First post and a short report from the 10th NOLAN Conference, Norway

¡Hola! Oi!

This is our first post on ESDLA group’s blog, and we are hoping to stay posting each time we can. There is no better way to start our blog posting doing a short report about the participation of some of the group members in the 10th Nordic Latin American Research Network-NOLAN- Conference, in Oslo, Norway, the last October. In fact, the group organized a thematic panel called: “Environmental conflicts and socio-ecological transformations: identities, values, and practices in contemporary Latin America”. Although this conference held every two years is not explicitly about environmental issues, is by no means that there is no space to discuss such issues nor social, political, and cultural concerns are not environmental as well.

(Photo: Germán A. Quimbayo Ruiz)
The Mayor of the city of Oslo, Marianne Borgen, addressing to the participants of NOLAN’s conference at a reception held in the City Hall.

This 10th version of the NOLAN conference was framed in the topic “Epochal shifts in current Latin America” (for more info about the conference click here). Our panel had the “full house”, and about 20 attendants listened to our presentations, offering their insights and feedback. All the UEF members’ paper presentations were related to their ongoing doctoral projects in Mexico, Brazil, and Colombia respectively: Violeta Gutiérrez Zamora (panel convener), Mariana Galvão Lyra, and Germán A. Quimbayo Ruiz. The rest of the members of the panel were Anja Nygren (panel chair) and Anna Heikkinen from University of Helsinki, and Gard Frækaland Vangsnes who is an independent scholar from Norway.

People attending the panel organized by ESDLA (Photo: Germán A. Quimbayo Ruiz)

Mexico, Brazil, Colombia, Ecuador, and Perú, were the countries in the panel. From territorial conflicts, mining, water vulnerability, and urban nature, the presentations in the panel fitted very well with the main ideas along the conference. Issues such as disputes, conflicts, identities, and democracy were in common along the presentations regardless of their different topics or approaches.

Latin American complex realities and experiences can also bring learnings to current planetary challenges on democracy, climate change, and humanitarian crisis. Although social justice claims in Latin America are nothing new, environment and climate change are mobilizing old and new struggles for life, dignity, and other ways of social and economic development.
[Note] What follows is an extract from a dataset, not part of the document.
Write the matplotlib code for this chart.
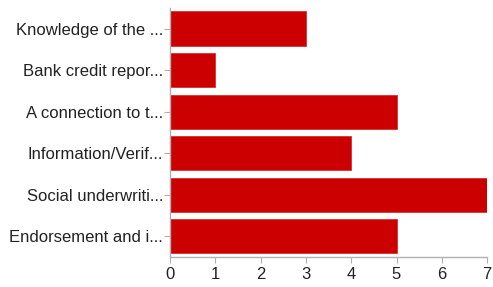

In such struggles, there is a pursuing desire on democracy, which such, at the same, it is at stake because of new forms of exploitation (rural and urban) driven by social and environmental injustices, corruption and crime, escalating violence, and the uprising of authoritarian regimes.

Unfortunately, Latin America is the deadliest region for environmental activists, and according to Global Witness almost four environmental defenders a week were killed in 2017. Despite this desolating panorama, the realities in every day tend to have more nuances that deserve a deep scrutiny from researchers and research activists. In so doing, it can provide not only denouncing social and environmental injustices but stories of hope and innovation towards sustainability transitions.

It is very important that research in such frame transcend its place of privilege, and that may be is the greatest learning from NOLAN. For instance, along the conference were highlighted concerns such as the new chapter in the history of dependency of the exploitation of natural resources in the region, the multiple obstacles and threats to peacebuilding in Colombia, humanitarian crisis faced by Venezuelan and Central American refugees, impunity of violence in Mexico, or the outcomes after “the marathon election” of this year in the region upon a recent weakening of left-wing and progressive forces.

One of the keynote speakers: research Professor Monica Serrano (Photo: Violeta Gutiérrez-Zamora).

In fact, participants signed a call for solidarity with democratic forces in Brazil at the eve of the last presidential elections, where the far-right candidate Jair Bolsonaro was finally elected as a new president on past October 28th.

In sum, the experience in NOLAN was fruitful for ESDLA group, and it is a fist but strong step to strengthen ties between and among researchers interested in Latin America and its democratic challenges, which are after all environmental.